### [TASK REQUIREMENTS]
Wherever the string "this" appears, copy the whole line.

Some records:

=======

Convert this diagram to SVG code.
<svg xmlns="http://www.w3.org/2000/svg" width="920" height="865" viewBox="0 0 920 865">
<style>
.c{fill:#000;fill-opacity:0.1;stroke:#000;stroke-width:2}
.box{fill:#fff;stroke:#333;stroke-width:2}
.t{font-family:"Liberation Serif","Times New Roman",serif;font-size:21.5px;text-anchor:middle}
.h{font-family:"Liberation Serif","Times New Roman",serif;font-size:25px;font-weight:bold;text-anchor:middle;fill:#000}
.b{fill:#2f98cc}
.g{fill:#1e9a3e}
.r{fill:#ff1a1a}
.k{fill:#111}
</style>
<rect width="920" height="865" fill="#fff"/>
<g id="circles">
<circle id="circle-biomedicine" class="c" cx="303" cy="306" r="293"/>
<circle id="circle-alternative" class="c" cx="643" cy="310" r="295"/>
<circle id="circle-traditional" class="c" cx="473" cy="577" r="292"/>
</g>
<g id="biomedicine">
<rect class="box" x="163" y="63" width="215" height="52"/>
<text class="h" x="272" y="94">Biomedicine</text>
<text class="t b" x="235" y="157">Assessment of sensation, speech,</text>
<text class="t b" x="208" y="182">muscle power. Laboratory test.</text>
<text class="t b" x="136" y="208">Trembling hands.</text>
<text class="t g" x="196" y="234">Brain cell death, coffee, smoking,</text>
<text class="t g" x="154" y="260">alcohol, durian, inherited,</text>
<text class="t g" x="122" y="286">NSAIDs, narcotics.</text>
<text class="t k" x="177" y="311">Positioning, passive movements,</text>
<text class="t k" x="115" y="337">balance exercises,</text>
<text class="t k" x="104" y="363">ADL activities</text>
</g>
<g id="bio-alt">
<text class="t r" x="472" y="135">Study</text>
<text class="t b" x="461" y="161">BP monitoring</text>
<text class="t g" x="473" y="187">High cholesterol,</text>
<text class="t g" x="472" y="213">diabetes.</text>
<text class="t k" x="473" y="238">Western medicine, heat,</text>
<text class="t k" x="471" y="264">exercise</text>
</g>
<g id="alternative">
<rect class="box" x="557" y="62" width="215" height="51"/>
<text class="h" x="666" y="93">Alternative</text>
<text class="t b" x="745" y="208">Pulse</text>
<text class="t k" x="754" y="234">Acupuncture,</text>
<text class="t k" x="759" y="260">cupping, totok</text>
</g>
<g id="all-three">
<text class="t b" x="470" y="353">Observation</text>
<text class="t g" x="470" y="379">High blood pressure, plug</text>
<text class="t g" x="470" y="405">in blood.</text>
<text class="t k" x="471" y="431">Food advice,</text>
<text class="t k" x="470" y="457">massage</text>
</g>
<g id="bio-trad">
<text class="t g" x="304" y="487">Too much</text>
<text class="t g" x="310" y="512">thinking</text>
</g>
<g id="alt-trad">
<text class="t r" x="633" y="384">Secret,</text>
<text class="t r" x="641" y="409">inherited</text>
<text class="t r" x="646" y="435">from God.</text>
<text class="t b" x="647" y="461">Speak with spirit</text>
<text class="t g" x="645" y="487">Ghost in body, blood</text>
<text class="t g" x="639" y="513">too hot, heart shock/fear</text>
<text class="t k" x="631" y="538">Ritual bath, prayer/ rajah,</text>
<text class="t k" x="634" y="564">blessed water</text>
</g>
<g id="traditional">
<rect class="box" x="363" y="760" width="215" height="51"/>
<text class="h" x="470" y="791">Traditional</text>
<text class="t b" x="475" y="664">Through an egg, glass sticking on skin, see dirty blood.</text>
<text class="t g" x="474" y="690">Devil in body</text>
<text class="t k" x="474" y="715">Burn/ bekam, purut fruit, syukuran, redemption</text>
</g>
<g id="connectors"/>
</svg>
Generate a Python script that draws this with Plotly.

=======

### [EXPECTED ANSWER]
Convert this diagram to SVG code.
Generate a Python script that draws this with Plotly.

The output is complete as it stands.